It was until Rekha and Jambay Dorji asking me my absence during the last blogger's conference on Sunday, 30 August 2015 that I felt the moral obligation to justify the sudden change in plan.
Let me put it this way:
As a working mother of a toddler, I am often battled with the hardest decisions to prioritise my obligations. Of course, I don't mean to portray as a very obsessed mother which I am not, rather I must be one of the most casual mothers around who wants to see her child grow up within her own likes and dislikes. But this doesn't again justify my priority which for now is my daughter, because she is not even three and she will not understand the only two days of the seven that she gets to spend with her mother. That's why, she passionately calls her as "Mummy ga Zaa-min" literally translated as "I am my mother's daughter"!
Until 9:30 a.m. that Sunday, I was determined to attend. I had already informed my husband that I would be attending the conference and he offered to baby-sit Lolo. And yes, the weekends are also the only breaks for my old parents (both in early seventies) who devote their weekdays to babysit Lolo.
When I called Kuenza few minutes past 9:30 a.m. Lolo was half-way through her breakfast, and still nagging. Kuenza and I had planned to attend together, something like I will call her when I start from home and we meet somewhere to barge in together (as usual).
On the other end, Kuenza expressed similar opinions stating that she was alone with Dechen, with her mother and husband gone to Yusipang for personal errands. My opinion went something like I get the don't-go feeling because of the various obligations laid for the day. Lolo halfway through her breakfast while planning her day like go to the vegetable market to buy Olaf the carrot! Then visit Amchi's place in Dechencholing, my sister's place. This is one social event she parks for the weekend which gives her the freedom to explore her Amchi's place. She also wanted to have iii-ceam (ice-cream) and zee-lly (jelly). And she said, "Mummy ma dhe na (don't go Mummy)", her marble eyes flickering for (positive) response.
[Note: We did have a fulfilling Sunday. In addition to her plans, we also made this tiara out of the cosmos flowers blooming outside my sister's place.]
|Lolo enchanted by the tiara|
My husband saw me around even after 10:00 a.m. and was like, "You didn't go?" Between us, I said his never-ending prayer session held me back (but honestly, that was not the reason).
The reason is: Weekend is the only time I get to spend quality time with my daughter. Monday to Friday, I leave office before 8:00 a.m. when often Lolo would be buzzing in her sleep, and reach home not before 6:00 p.m. The few hours into the night, I run around the house with a peck and a pat as and when I bump into Lolo who is also equally busy with her movements. So, weekend is really the only time Lolo and I spend time going for shopping, going to the park, or visiting relatives and friends.
When I state this, some may be tempted to question what about the times I leave her for my official duties like trips and travels.

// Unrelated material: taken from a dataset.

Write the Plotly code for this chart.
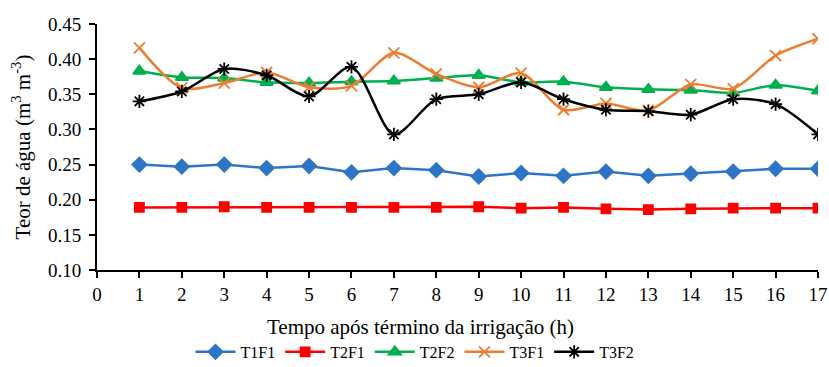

When I knew I was carrying, I almost immediately charted out my priorities. I said for the first year when I would be nursing my child, I will not leave the house even for a night, unless my child accompanied me. This explains why I missed the Europe trip when Lolo was 9-months old. I proudly state this to show the pride I wore then, and even now. After I weaned and Lolo started her solids, surprisingly she exhibited total independence in her routine in terms of no-problem-eating, no-problem-sleeping, besides not being a cry-baby. She paved this flexibility for me to leave her for durations as long as two-weeks without a single complain upon return. For these kinds of situation, she knows I am NOT home and won't be back until the return date.
When I am around and it is weekend, she knows it very well.
|From the 1st Blogger Conference, Aug 30, 2015|
Lastly, on a closer look at the attendees of the blogger conference, correct me but I noticed most of the attendees were either parents of grown-up children, or aspiring parents, or should I say "fathers" (don't drag me into confrontation here, please!). All I want to share is that I couldn't attend because I had plans with my daughter that Sunday, and right now my role as a mother demands much more commitment than my interests and passions.
I sincerely hope I can attend the future meets.